At 5:17 PM -0500 12/3/00, mlw wrote:
>I honestly feel that it is wrong to take what others have shared and use
>it for the basis of something you will not share, and I can't understand
>how anyone could think differently.

Yeah, it really sucks when companies that are in buisness to make money by creating 
solutions and support for end users take the hard work of volenteers, commit resources 
to extending and enhancing that work, and make that work more accessable end users 
(for a fee).

Maybe it's unfair that the people at the bottom of that chain don't reap a percentage 
of the revenue generated at the top, but those people were free to read the license of 
the product they were contributing to.

Ironically, the GPL protects the future income a programmer much bettter than the BSD 
license, becuase under the GPL the original author can sell the code to a commercial 
enterprise who otherwise would not have been able to use it. Even more ironically, the 
GPL doesn't prevent 3rd parties from feeding at the trough as long as they DON'T 
extend and enhance the product. (Though Red Hat and friends donate work back to 
maintain community support.)

To me, Open Source is about admitting that the Computer Science field is in it's 
infancy, and the complex systems we're building today are the fundamental building 
blocks of tomorrow's systems.
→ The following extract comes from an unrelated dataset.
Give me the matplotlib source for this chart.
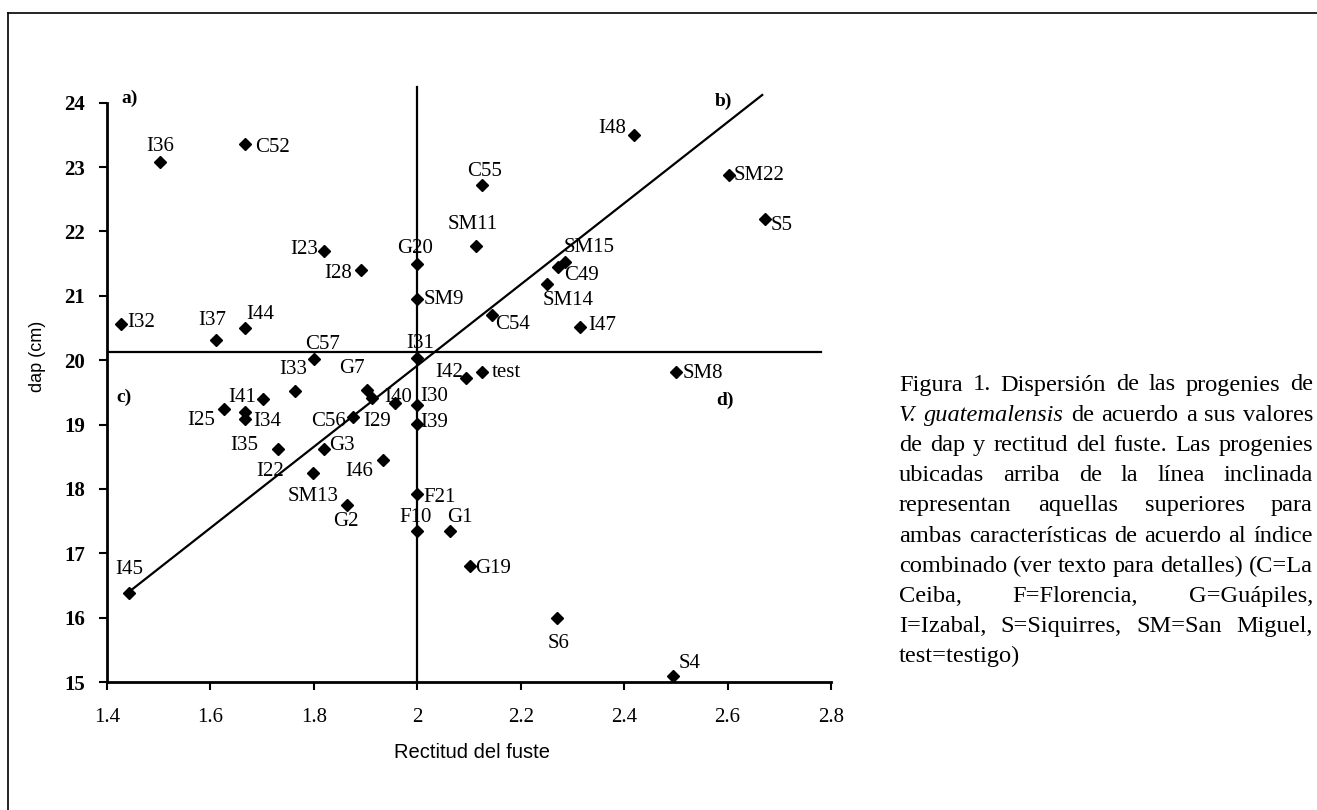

It is about exchanging control for adoption, a trade-off 
that has millions of case studies.

Think Different,
-pmb

--
"Every time you provide an option, you're asking the user to make a decision.
 That means they will have to think about something and decide about it.
 It's not necessarily a bad thing, but, in general, you should always try to
 minimize the number of decisions that people have to make."